The search for reconciliation
Key Excerpts from Article on Website of San Francisco Chronicle
Posted: November 11th, 2006
South Africa's acclaimed Truth and Reconciliation Commission...was an ambitious effort to provide a forum to uncover the truth about apartheid-era abuses -- as well as to promote reconciliation between opposing factions in the fight to end racial rule. Its terms were simple: Tell the truth about political acts of violence you committed -- on either side of the struggle -- and you would receive amnesty. Tell only part of the truth -- or fail to testify altogether -- and you would be liable for criminal prosecution. The commission heard from 10,000 victims of apartheid rule, as well as victims of abuses by anti-apartheid forces. The Truth Commission, now widely viewed as a model for other countries attempting to transcend their divided pasts, granted amnesty to about 1,000 of the more than 7,000 perpetrators who applied for it.
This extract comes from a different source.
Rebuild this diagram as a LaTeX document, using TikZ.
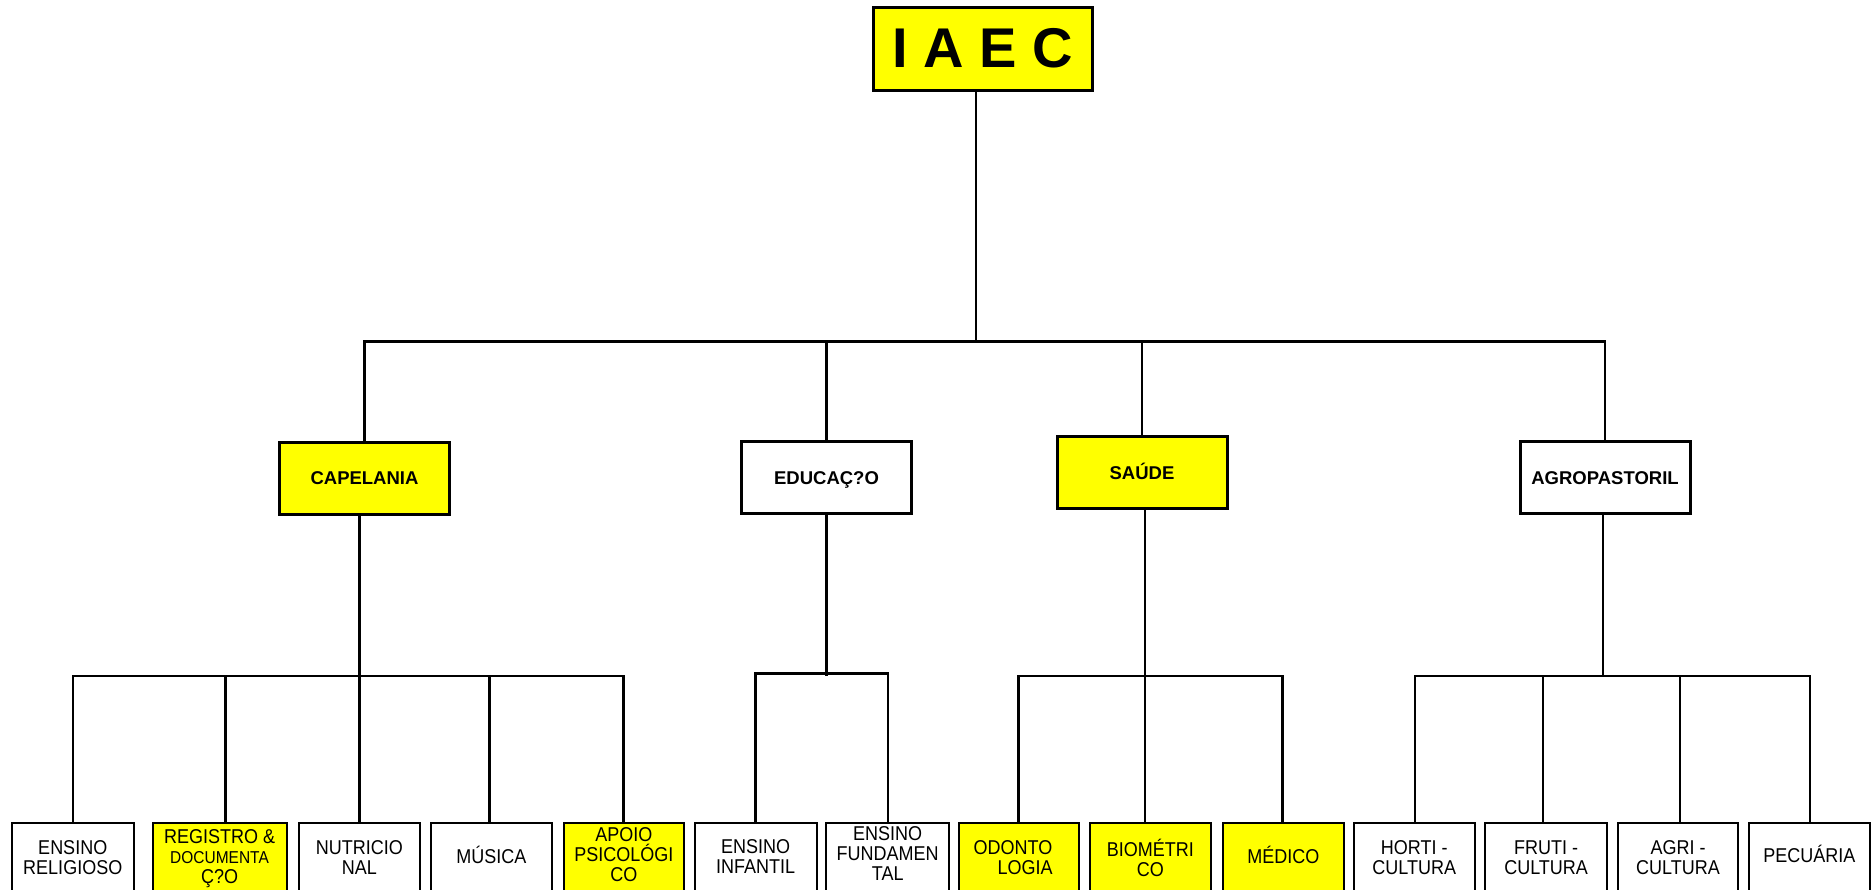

It recommended that 300 people face prosecution for failing to tell the complete truth, or failing to testify at all. Testimony at multiple, often searing, hearings provided an incontrovertible, although not necessarily complete, record of abuses committed in the name of apartheid. As a result, it will be difficult for anyone, both now and in future generations, to deny apartheid's brutality and the lengths agents of the white minority government went to perpetuate it. The commission...can certainly claim to have played a part in keeping the peace.
Note: This article is included as a growing number of people in the 9/11 movement feel that a truth and reconciliation commission is what is needed to bring out the truth of what happened on that fateful day.